My grandparents were snowbirds, camped out in the Arizona desert for the winter. They'd be coming home to Oregon soon. Could I take the bus from Oregon to Arizona, spend a week in the desert watching birds and exploring with my grandparents, and then return with them? Yes!

So I embarked on a 25-hour Grayhound bus trip from Albany, Oregon to Quartzsite, Arizona. I spent the week with my grandparents, camped out on the desert at Crystal Hill. We explored the desert, did some rock hounding, viewed Indian petroglyphs, and watched birds.

The trip home took a couple of days, my grandfather driving his red pickup and pulling the travel trailer. As we traveled Interstate 5 over the flooded rice paddies outside of Sacramento, I spied my first Black-necked Stilts, March 24, 1977.

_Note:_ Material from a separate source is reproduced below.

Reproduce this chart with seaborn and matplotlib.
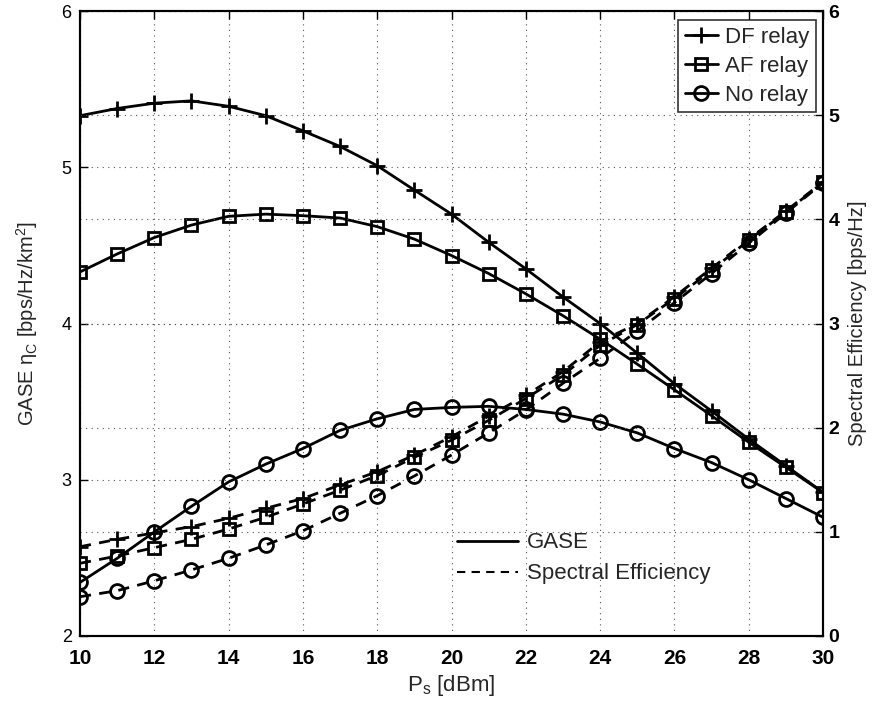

Stilts have long necks and bills, and these impossibly long, coral pink legs. They look fragile--ready to break at any moment. Yet they aggressively protect their favorite nesting beaches. With loud chattering screams, starting a couple hundred feet away, they fly directly at the back of your head, gaining speed, veering off only at the very last second. "Please don't hit me. I'm afraid you'll crumple like a crêpe paper kite."